§ **Stated task**
Return the listing below in full, with every line exactly as it is.

[A run of records]
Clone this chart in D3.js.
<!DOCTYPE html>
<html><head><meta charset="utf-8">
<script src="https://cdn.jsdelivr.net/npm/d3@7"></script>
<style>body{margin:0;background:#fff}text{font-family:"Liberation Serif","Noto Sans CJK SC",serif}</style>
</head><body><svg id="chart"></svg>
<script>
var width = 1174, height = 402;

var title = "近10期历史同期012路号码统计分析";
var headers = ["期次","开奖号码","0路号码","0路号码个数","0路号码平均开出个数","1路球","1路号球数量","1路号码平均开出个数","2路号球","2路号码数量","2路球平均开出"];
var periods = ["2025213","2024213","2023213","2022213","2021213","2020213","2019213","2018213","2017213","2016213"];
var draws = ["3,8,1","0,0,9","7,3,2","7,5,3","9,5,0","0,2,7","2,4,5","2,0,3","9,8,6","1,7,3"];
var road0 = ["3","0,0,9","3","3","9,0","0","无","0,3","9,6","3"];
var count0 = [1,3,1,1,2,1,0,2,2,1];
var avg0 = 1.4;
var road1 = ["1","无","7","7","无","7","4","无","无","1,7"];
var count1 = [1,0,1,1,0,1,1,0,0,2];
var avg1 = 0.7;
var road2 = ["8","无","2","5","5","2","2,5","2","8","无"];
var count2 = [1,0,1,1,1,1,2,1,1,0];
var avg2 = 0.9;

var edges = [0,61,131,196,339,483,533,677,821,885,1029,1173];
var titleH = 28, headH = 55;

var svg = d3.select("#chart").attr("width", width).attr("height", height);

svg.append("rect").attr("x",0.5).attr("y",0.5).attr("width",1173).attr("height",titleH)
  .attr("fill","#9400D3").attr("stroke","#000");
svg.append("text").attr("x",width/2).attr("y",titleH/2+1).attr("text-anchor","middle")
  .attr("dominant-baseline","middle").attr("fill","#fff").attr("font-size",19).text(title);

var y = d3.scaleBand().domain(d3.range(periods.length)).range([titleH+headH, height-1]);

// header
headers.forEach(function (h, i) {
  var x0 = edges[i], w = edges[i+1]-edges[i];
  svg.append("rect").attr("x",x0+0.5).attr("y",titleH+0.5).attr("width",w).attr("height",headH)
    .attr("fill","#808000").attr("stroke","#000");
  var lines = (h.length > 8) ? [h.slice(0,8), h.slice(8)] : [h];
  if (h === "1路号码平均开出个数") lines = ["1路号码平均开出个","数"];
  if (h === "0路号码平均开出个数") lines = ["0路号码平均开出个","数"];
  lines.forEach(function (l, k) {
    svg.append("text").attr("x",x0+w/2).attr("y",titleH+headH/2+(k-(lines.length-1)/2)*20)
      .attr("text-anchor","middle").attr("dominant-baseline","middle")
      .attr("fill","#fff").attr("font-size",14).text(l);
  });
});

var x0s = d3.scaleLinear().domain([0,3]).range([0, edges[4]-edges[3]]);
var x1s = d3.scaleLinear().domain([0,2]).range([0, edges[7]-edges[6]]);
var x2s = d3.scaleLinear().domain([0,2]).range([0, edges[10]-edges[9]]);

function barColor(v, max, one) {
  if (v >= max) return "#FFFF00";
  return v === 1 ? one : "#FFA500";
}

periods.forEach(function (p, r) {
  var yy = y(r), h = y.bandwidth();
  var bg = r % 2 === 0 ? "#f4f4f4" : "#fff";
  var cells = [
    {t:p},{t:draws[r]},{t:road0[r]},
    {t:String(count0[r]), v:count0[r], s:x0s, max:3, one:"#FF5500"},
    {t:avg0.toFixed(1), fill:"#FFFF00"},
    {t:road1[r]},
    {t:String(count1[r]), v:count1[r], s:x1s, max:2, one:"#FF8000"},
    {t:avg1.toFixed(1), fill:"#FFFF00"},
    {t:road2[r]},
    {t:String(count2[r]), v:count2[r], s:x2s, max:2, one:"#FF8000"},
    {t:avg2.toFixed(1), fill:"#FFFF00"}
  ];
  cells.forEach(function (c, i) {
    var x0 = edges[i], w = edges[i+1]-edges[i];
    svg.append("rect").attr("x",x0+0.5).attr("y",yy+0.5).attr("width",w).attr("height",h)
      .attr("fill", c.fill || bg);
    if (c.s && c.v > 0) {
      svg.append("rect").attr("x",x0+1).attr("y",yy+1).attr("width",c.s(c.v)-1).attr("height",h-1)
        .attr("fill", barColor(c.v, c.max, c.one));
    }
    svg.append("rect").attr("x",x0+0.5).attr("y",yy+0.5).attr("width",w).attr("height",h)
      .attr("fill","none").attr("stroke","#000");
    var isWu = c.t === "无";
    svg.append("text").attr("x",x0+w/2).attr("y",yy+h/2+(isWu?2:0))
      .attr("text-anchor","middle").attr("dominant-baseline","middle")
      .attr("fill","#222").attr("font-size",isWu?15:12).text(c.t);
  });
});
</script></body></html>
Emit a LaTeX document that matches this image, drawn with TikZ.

§ **Exercise solution**
Clone this chart in D3.js.
<!DOCTYPE html>
<html><head><meta charset="utf-8">
<script src="https://cdn.jsdelivr.net/npm/d3@7"></script>
<style>body{margin:0;background:#fff}text{font-family:"Liberation Serif","Noto Sans CJK SC",serif}</style>
</head><body><svg id="chart"></svg>
<script>
var width = 1174, height = 402;

var title = "近10期历史同期012路号码统计分析";
var headers = ["期次","开奖号码","0路号码","0路号码个数","0路号码平均开出个数","1路球","1路号球数量","1路号码平均开出个数","2路号球","2路号码数量","2路球平均开出"];
var periods = ["2025213","2024213","2023213","2022213","2021213","2020213","2019213","2018213","2017213","2016213"];
var draws = ["3,8,1","0,0,9","7,3,2","7,5,3","9,5,0","0,2,7","2,4,5","2,0,3","9,8,6","1,7,3"];
var road0 = ["3","0,0,9","3","3","9,0","0","无","0,3","9,6","3"];
var count0 = [1,3,1,1,2,1,0,2,2,1];
var avg0 = 1.4;
var road1 = ["1","无","7","7","无","7","4","无","无","1,7"];
var count1 = [1,0,1,1,0,1,1,0,0,2];
var avg1 = 0.7;
var road2 = ["8","无","2","5","5","2","2,5","2","8","无"];
var count2 = [1,0,1,1,1,1,2,1,1,0];
var avg2 = 0.9;

var edges = [0,61,131,196,339,483,533,677,821,885,1029,1173];
var titleH = 28, headH = 55;

var svg = d3.select("#chart").attr("width", width).attr("height", height);

svg.append("rect").attr("x",0.5).attr("y",0.5).attr("width",1173).attr("height",titleH)
  .attr("fill","#9400D3").attr("stroke","#000");
svg.append("text").attr("x",width/2).attr("y",titleH/2+1).attr("text-anchor","middle")
  .attr("dominant-baseline","middle").attr("fill","#fff").attr("font-size",19).text(title);

var y = d3.scaleBand().domain(d3.range(periods.length)).range([titleH+headH, height-1]);

// header
headers.forEach(function (h, i) {
  var x0 = edges[i], w = edges[i+1]-edges[i];
  svg.append("rect").attr("x",x0+0.5).attr("y",titleH+0.5).attr("width",w).attr("height",headH)
    .attr("fill","#808000").attr("stroke","#000");
  var lines = (h.length > 8) ? [h.slice(0,8), h.slice(8)] : [h];
  if (h === "1路号码平均开出个数") lines = ["1路号码平均开出个","数"];
  if (h === "0路号码平均开出个数") lines = ["0路号码平均开出个","数"];
  lines.forEach(function (l, k) {
    svg.append("text").attr("x",x0+w/2).attr("y",titleH+headH/2+(k-(lines.length-1)/2)*20)
      .attr("text-anchor","middle").attr("dominant-baseline","middle")
      .attr("fill","#fff").attr("font-size",14).text(l);
  });
});

var x0s = d3.scaleLinear().domain([0,3]).range([0, edges[4]-edges[3]]);
var x1s = d3.scaleLinear().domain([0,2]).range([0, edges[7]-edges[6]]);
var x2s = d3.scaleLinear().domain([0,2]).range([0, edges[10]-edges[9]]);

function barColor(v, max, one) {
  if (v >= max) return "#FFFF00";
  return v === 1 ? one : "#FFA500";
}

periods.forEach(function (p, r) {
  var yy = y(r), h = y.bandwidth();
  var bg = r % 2 === 0 ? "#f4f4f4" : "#fff";
  var cells = [
    {t:p},{t:draws[r]},{t:road0[r]},
    {t:String(count0[r]), v:count0[r], s:x0s, max:3, one:"#FF5500"},
    {t:avg0.toFixed(1), fill:"#FFFF00"},
    {t:road1[r]},
    {t:String(count1[r]), v:count1[r], s:x1s, max:2, one:"#FF8000"},
    {t:avg1.toFixed(1), fill:"#FFFF00"},
    {t:road2[r]},
    {t:String(count2[r]), v:count2[r], s:x2s, max:2, one:"#FF8000"},
    {t:avg2.toFixed(1), fill:"#FFFF00"}
  ];
  cells.forEach(function (c, i) {
    var x0 = edges[i], w = edges[i+1]-edges[i];
    svg.append("rect").attr("x",x0+0.5).attr("y",yy+0.5).attr("width",w).attr("height",h)
      .attr("fill", c.fill || bg);
    if (c.s && c.v > 0) {
      svg.append("rect").attr("x",x0+1).attr("y",yy+1).attr("width",c.s(c.v)-1).attr("height",h-1)
        .attr("fill", barColor(c.v, c.max, c.one));
    }
    svg.append("rect").attr("x",x0+0.5).attr("y",yy+0.5).attr("width",w).attr("height",h)
      .attr("fill","none").attr("stroke","#000");
    var isWu = c.t === "无";
    svg.append("text").attr("x",x0+w/2).attr("y",yy+h/2+(isWu?2:0))
      .attr("text-anchor","middle").attr("dominant-baseline","middle")
      .attr("fill","#222").attr("font-size",isWu?15:12).text(c.t);
  });
});
</script></body></html>
Emit a LaTeX document that matches this image, drawn with TikZ.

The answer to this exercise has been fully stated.